The top 1000 posts in the subreddit span 7 years, from 2015 to 20222.

mean(content$comments)
[1] 87.06

That’s ~86 comments per post, which means I was trying to load ~86,000 comments in total in the previous code chunk - no wonder it took so long. Let’s try to convert the title and text columns into a corpus.

# put the 2 columns together and make it easier to read.
content <- unite(content, "title_text", c(title, text), sep=" ")

# create corpus.
reddit_corpus <- corpus(content$title_text)
reddit_corpus <- corpus_reshape(reddit_corpus,to="sentences")

# save object.
saveRDS(reddit_corpus, "reddit_corpus.rds")

Let’s make a wordcloud.

reddit_corpus_edit <- reddit_corpus %>% dfm(remove = stopwords('english'), remove_punct = TRUE) %>% dfm_trim(min_termfreq = 10, verbose = FALSE)
textplot_wordcloud(reddit_corpus_edit, max_words=50, color="blue")

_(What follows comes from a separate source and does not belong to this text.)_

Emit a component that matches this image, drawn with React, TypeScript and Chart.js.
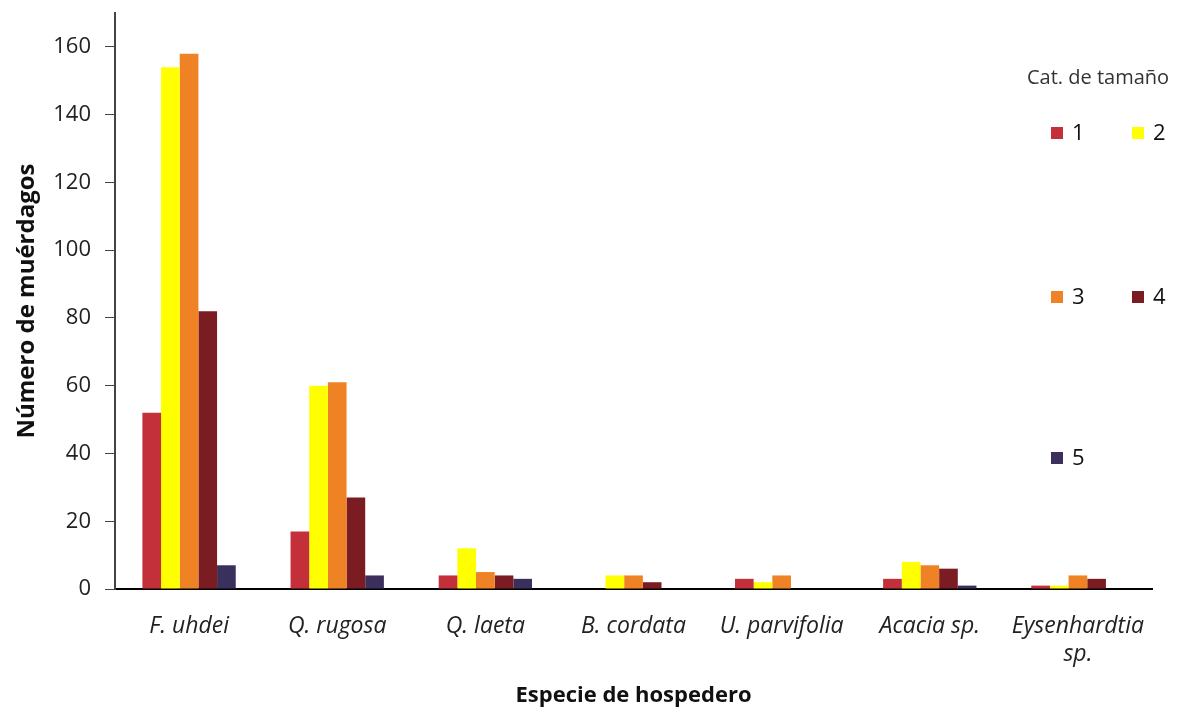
import React, { useEffect, useRef } from "react";
import { Chart, registerables } from "chart.js";

Chart.register(...registerables);

const categories: (string | string[])[] = [
  "F. uhdei",
  "Q. rugosa",
  "Q. laeta",
  "B. cordata",
  "U. parvifolia",
  "Acacia sp.",
  ["Eysenhardtia", "sp."],
];

const seriesNames = ["1", "2", "3", "4", "5"];
const cat1 = [52, 17, 4, 0, 3, 3, 1];
const cat2 = [154, 60, 12, 4, 2, 8, 1];
const cat3 = [158, 61, 5, 4, 4, 7, 4];
const cat4 = [82, 27, 4, 2, 0, 6, 3];
const cat5 = [7, 4, 3, 0, 0, 1, 0];
const seriesColors = ["#C3303A", "#FFFF00", "#EF8224", "#7A1C22", "#3B2F5C"];
const yTicks = [0, 20, 40, 60, 80, 100, 120, 140, 160];

const FONT = "'Open Sans', Lato, sans-serif";

export default function App() {
  const ref = useRef<HTMLCanvasElement | null>(null);

  useEffect(() => {
    document.body.style.margin = "0";
    const canvas = ref.current;
    if (!canvas) return;
    const series = [cat1, cat2, cat3, cat4, cat5];

    const legendPlugin = {
      id: "customLegend",
      afterDraw(chart: any) {
        const ctx = chart.ctx;
        ctx.save();
        ctx.fillStyle = "#333333";
        ctx.font = `20px ${FONT}`;
        ctx.textAlign = "center";
        ctx.textBaseline = "middle";
        ctx.fillText("Cat. de tamaño", 1098, 78);
        const pos = [
          [1051, 133],
          [1132, 133],
          [1051, 297],
          [1132, 297],
          [1051, 458],
        ];
        ctx.font = `22px ${FONT}`;
        ctx.textAlign = "left";
        seriesNames.forEach((n, i) => {
          const [x, y] = pos[i];
          ctx.fillStyle = seriesColors[i];
          ctx.fillRect(x, y - 6, 12, 12);
          ctx.fillStyle = "#111111";
          ctx.fillText(n, x + 21, y + 1);
        });
        ctx.restore();
      },
    };

    const chart = new Chart(canvas, {
      type: "bar",
      data: {
        labels: categories,
        datasets: series.map((d, i) => ({
          label: seriesNames[i],
          data: d,
          backgroundColor: seriesColors[i],
          borderWidth: 0,
          categoryPercentage: 0.63,
          barPercentage: 1,
        })),
      },
      options: {
        animation: false,
        responsive: false,
        maintainAspectRatio: false,
        layout: { padding: { top: 13, right: 41, left: 0, bottom: 0 } },
        plugins: {
          legend: { display: false },
          tooltip: { enabled: false },
        },
        scales: {
          x: {
            grid: { display: false },
            border: { display: true, color: "#000000", width: 2 },
            ticks: {
              color: "#222222",
              font: { family: FONT, size: 23, style: "italic" },
              padding: 16,
              maxRotation: 0,
              autoSkip: false,
            },
            title: {
              display: true,
              text: "Especie de hospedero",
              color: "#111111",
              font: { family: FONT, size: 22, weight: "bold" },
              padding: { top: 0, bottom: 10 },
            },
            afterFit(scale: any) {
              scale.height = 130;
            },
          },
          y: {
            min: 0,
            max: 170,
            afterBuildTicks(axis: any) {
              axis.ticks = yTicks.map((v) => ({ value: v }));
            },
            grid: {
              display: true,
              drawOnChartArea: false,
              drawTicks: true,
              tickLength: 10,
              color: "#444444",
            },
            border: { display: true, color: "#444444", width: 2 },
            ticks: {
              color: "#222222",
              font: { family: FONT, size: 22 },
              padding: 14,
            },
            title: {
              display: true,
              text: "Número de muérdagos",
              color: "#111111",
              font: { family: FONT, size: 24, weight: "bold" },
              padding: { top: 13, bottom: 0 },
            },
            afterFit(scale: any) {
              scale.width = 115;
              scale.paddingTop = 0;
              scale.paddingBottom = 0;
            },
          },
        },
      },
      plugins: [legendPlugin],
    });
    return () => chart.destroy();
  }, []);

  return (
    <div style={{ position: "absolute", left: 0, top: 0, width: 1193, height: 719, background: "#ffffff" }}>
      <canvas ref={ref} width={1193} height={719} style={{ display: "block" }} />
    </div>
  );
}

From the wordcloud, the Reddit data seems much cleaner than the PDF data. India(n) and family comes up as frequently used, similar to the oral histories. There’s also frequent usage of the words “desi” and “white”.

Let’s also look at the use of the word “culture”, similar to what I did for the oral histories.

head(kwic(reddit_corpus, pattern = c("culture"), window=10))

There seems to be a lot more detail in the Reddit data when looking at the windows around the word “culture”.

Moving Forward

After finalizing my datasets, I want to do topic modelling and extract personal values from the corpora using the Personal Values Dictionary.